The problem with the system is that it’s far too easy to drop the gun. Simply nudging the gun against a tree or wall is enough to cause it to fly from your hand. Secondly, aiming these things is impossible at times. In order to actually shoot straight, you have to line the entire thing up with the sights actually set up correctly or you’ll fire in weird directions. That’d be kind of cool if this was easy to accomplish, but it isn’t. It involves holding SHIFT and moving the mouse around randomly to try to get the wrist to rotate, and even then moving the gun away usually causes it to screw up. And god damn is Anne strong, firing AK-47s and shotguns with only one hand. What happened to the left hand? Did it get cut off in the crash? Maybe. Maybe it was never there to begin with. Oh, alright I’ll tell you – supposedly it was too difficult to use so it was cut from the game. The entire thing becomes an exercise in chaos; your arm flops around like a sad pink fish with a gun attached, while you struggle to figure out some sort of logic to the system. After picking up a gun you have to spend a few moments aligning the sights before setting off, because you won’t have the time to do so when the dinosaurs attack!

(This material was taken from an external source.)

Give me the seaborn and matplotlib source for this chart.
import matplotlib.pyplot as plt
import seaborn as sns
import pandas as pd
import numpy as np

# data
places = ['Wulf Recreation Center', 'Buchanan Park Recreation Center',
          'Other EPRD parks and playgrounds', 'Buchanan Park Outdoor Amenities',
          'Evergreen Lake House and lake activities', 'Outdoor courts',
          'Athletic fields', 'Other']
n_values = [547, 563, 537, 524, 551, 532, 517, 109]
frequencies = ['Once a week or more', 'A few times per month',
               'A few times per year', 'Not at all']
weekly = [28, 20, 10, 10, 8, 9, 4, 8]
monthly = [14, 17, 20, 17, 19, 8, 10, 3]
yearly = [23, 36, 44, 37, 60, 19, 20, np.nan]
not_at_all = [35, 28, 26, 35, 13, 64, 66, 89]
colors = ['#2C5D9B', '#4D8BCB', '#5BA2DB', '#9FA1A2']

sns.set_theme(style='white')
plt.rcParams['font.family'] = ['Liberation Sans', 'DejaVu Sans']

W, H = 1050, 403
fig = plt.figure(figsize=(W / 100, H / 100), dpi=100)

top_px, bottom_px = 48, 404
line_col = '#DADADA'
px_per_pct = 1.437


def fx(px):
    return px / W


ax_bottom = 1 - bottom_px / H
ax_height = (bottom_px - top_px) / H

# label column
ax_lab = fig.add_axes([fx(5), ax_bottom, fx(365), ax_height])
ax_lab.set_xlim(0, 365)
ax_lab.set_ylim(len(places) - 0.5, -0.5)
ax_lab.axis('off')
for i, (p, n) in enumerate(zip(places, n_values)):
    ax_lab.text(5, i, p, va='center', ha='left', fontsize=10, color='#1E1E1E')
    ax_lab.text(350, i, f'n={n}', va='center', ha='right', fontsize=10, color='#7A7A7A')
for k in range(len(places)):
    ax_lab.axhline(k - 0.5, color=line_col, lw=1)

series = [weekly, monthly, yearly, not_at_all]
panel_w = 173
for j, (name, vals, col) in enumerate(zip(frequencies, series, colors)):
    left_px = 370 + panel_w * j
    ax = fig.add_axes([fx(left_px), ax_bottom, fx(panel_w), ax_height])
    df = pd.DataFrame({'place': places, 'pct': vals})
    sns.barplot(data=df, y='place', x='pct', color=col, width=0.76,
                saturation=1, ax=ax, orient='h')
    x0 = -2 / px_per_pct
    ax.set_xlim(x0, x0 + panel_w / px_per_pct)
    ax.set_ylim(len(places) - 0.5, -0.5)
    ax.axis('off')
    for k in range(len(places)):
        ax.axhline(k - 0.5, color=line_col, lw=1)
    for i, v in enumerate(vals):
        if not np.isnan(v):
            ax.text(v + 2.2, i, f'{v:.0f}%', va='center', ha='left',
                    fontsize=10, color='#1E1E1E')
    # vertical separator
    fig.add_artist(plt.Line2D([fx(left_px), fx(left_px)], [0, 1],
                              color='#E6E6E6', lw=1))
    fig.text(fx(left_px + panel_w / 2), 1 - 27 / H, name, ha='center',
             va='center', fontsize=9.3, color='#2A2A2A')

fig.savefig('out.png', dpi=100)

I’d like to give them a hand (HAHA! You walked right into that one!) for trying something new, and I kind of like where they were going, but it’s way too hard to use. It makes the game far too hard. If you can’t even get player control down pat, who cares about the rest of the game? It’s borderline unplayable, and I cringe at the thought of trying to play this back in 1998 on a regular home PC. It would have been a god damn mess. The hardware simply wasn’t there, and it wouldn’t be there for another 4 or 5 years. Despite the limitations they did have a really good shot at making something interesting; for what it’s worth it does feel like Site B and spending ages trekking through the jungle watching for dinosaurs feels sort of impressive, so long as you remember that this was released in 1998. Then the texture errors, weird pop-in and other issues come around and you forget all about it.

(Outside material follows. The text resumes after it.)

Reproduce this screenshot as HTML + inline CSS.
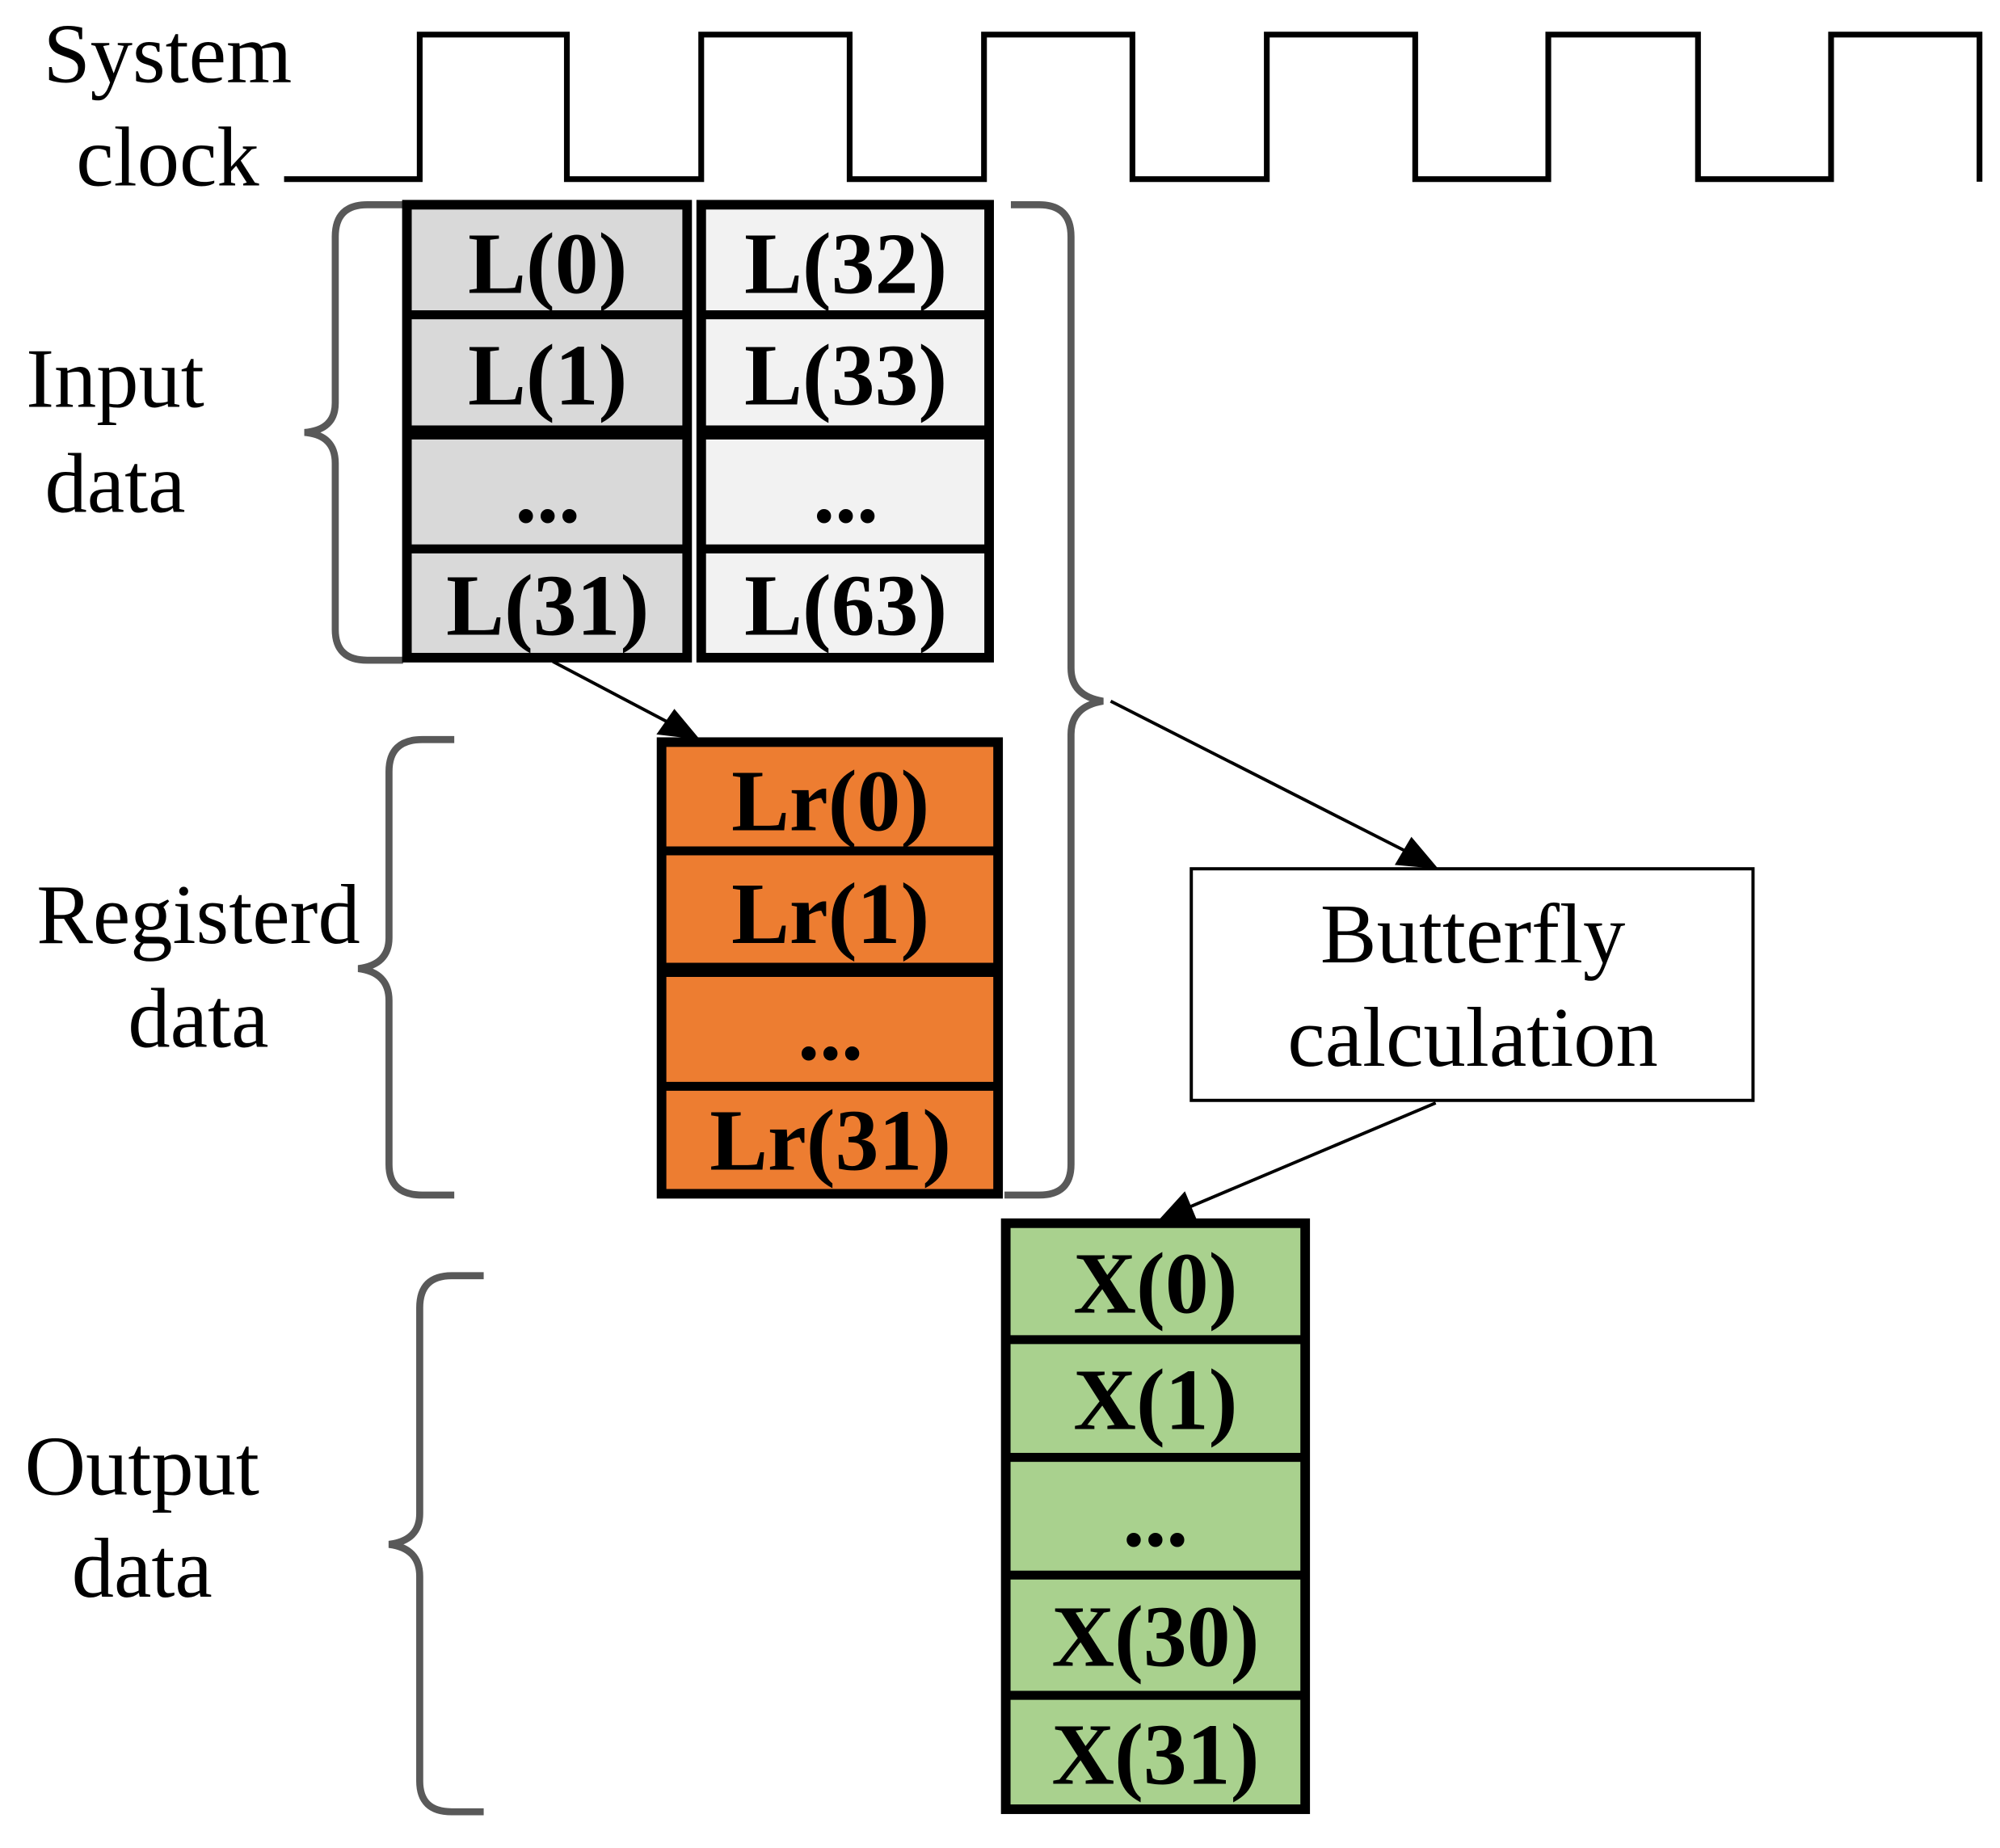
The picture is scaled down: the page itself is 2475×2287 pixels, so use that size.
<!DOCTYPE html>
<html><head><meta charset="utf-8"><style>
html,body{margin:0;padding:0;background:#fff;}
svg{display:block;}
text{font-family:"Liberation Serif",serif;}
.lbl{font-size:66px;fill:#000;text-anchor:middle;}
.cell{font-size:68px;font-weight:bold;fill:#000;text-anchor:middle;}
.br{fill:none;stroke:#595959;stroke-width:5.5;}
</style></head><body>
<svg width="2475" height="2287" viewBox="0 0 1563 1444.3" xmlns="http://www.w3.org/2000/svg">
<!-- clock -->
<polyline fill="none" stroke="#000" stroke-width="4.5" points="222,140 328,140 328,27 443,27 443,140 548,140 548,27 664,27 664,140 769,140 769,27 885,27 885,140 990,140 990,27 1106,27 1106,140 1210,140 1210,27 1327,27 1327,140 1431,140 1431,27 1547,27 1547,142"/>
<text class="lbl" x="131" y="64">System</text>
<text class="lbl" x="131" y="145">clock</text>
<text class="lbl" x="90" y="318">Input</text>
<text class="lbl" x="90" y="400">data</text>
<text class="lbl" x="155" y="737">Registerd</text>
<text class="lbl" x="155" y="818">data</text>
<text class="lbl" x="111" y="1168">Output</text>
<text class="lbl" x="111" y="1248">data</text>

<!-- braces -->
<path class="br" d="M315,160 H287 Q262,160 262,185 V315 Q262,336 238,338 Q262,340 262,362 V492 Q262,516 287,516 H315"/>
<path class="br" d="M790,160 H812 Q837,160 837,185 V522 Q837,544 862,548 Q837,552 837,574 V910 Q837,934 812,934 H785"/>
<path class="br" d="M355,578 H330 Q304,578 304,603 V733 Q304,754 280,757 Q304,760 304,782 V910 Q304,934 330,934 H355"/>
<path class="br" d="M378,997 H353 Q328,997 328,1022 V1183 Q328,1204 304,1207 Q328,1210 328,1232 V1392 Q328,1416 353,1416 H378"/>

<!-- input grid -->
<rect x="318" y="160" width="219" height="354" fill="#d9d9d9" stroke="#000" stroke-width="7.5"/>
<rect x="548" y="160" width="225" height="354" fill="#f2f2f2" stroke="#000" stroke-width="7.5"/>
<g stroke="#000">
<line x1="318" y1="246" x2="537" y2="246" stroke-width="7"/>
<line x1="548" y1="246" x2="773" y2="246" stroke-width="7"/>
<line x1="318" y1="338" x2="537" y2="338" stroke-width="11"/>
<line x1="548" y1="338" x2="773" y2="338" stroke-width="11"/>
<line x1="318" y1="429" x2="537" y2="429" stroke-width="7"/>
<line x1="548" y1="429" x2="773" y2="429" stroke-width="7"/>
</g>
<text class="cell" x="428" y="229">L(0)</text>
<text class="cell" x="661" y="229">L(32)</text>
<text class="cell" x="428" y="316">L(1)</text>
<text class="cell" x="661" y="316">L(33)</text>
<text class="cell" x="428" y="408">...</text>
<text class="cell" x="661" y="408">...</text>
<text class="cell" x="428" y="496">L(31)</text>
<text class="cell" x="661" y="496">L(63)</text>

<!-- Lr grid -->
<rect x="517" y="580" width="263" height="353" fill="#ed7d31" stroke="#000" stroke-width="7.5"/>
<g stroke="#000">
<line x1="517" y1="665" x2="780" y2="665" stroke-width="7"/>
<line x1="517" y1="758" x2="780" y2="758" stroke-width="11"/>
<line x1="517" y1="849" x2="780" y2="849" stroke-width="7"/>
</g>
<text class="cell" x="649" y="649">Lr(0)</text>
<text class="cell" x="649" y="737">Lr(1)</text>
<text class="cell" x="649" y="828">...</text>
<text class="cell" x="649" y="914">Lr(31)</text>

<!-- butterfly -->
<rect x="931" y="679" width="439" height="181" fill="#fff" stroke="#000" stroke-width="2.5"/>
<text class="lbl" x="1151" y="752">Butterfly</text>
<text class="lbl" x="1151" y="833">calculation</text>

<!-- X grid -->
<rect x="786" y="956" width="234" height="458" fill="#a9d18e" stroke="#000" stroke-width="7.5"/>
<g stroke="#000" stroke-width="7">
<line x1="786" y1="1047" x2="1020" y2="1047"/>
<line x1="786" y1="1139" x2="1020" y2="1139"/>
<line x1="786" y1="1231" x2="1020" y2="1231"/>
<line x1="786" y1="1325" x2="1020" y2="1325"/>
</g>
<text class="cell" x="903" y="1026">X(0)</text>
<text class="cell" x="903" y="1117">X(1)</text>
<text class="cell" x="903" y="1208">...</text>
<text class="cell" x="903" y="1302">X(30)</text>
<text class="cell" x="903" y="1394">X(31)</text>

<!-- arrows -->
<g stroke="#000" stroke-width="2.5" fill="#000">
<line x1="432" y1="517" x2="525" y2="566"/>
<polygon stroke="none" points="547,578 513,574 527,554"/>
<line x1="868" y1="548" x2="1102" y2="667"/>
<polygon stroke="none" points="1124,679 1090,676 1103,654"/>
<line x1="1122" y1="862" x2="928" y2="944"/>
<polygon stroke="none" points="906,953 926,931 936,955"/>
</g>
</svg>
</body></html>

Trespasser is a pretty poor game; it’s buggy, slow, difficult to control and frustrating to play. There’s very little appeal here from a gameplay perspective, but plenty from a technical perspective. The devs certainly did a good job at making an interesting game, but the tech wasn’t there and it wasn’t yet fully cooked. The game was supposed to be released in 97, but it wasn’t. It had been in development for 3 years already, which really doesn’t sound like much considering Valve took from 98 until 2004 to release Half Life 2 but was still a long time back then. It was also over-budget, but given how much they were trying to cram in, that’s no surprise. The idea was to meet The Lost World’s film release, so by the end of the game’s development things had to be cut and left unfinished. They paid the price for it, with only 50,000 copies sold and scathing reviews.
It was a damn good try, and probably one that set the stage for physics puzzles and large environments. The game is worth playing just to see what the World of Tomorrow looked like in 1998, in its broken form. I have no idea where you’d find Trespasser these days (well, nowhere LEGAL at least) but there is still a small community that maintains a few patches and mods to make the game run on newer computers. Trespasser will go down as one of the examples attempts at making dreams become reality…
…but in the end, it was only the sound of one hand clapping.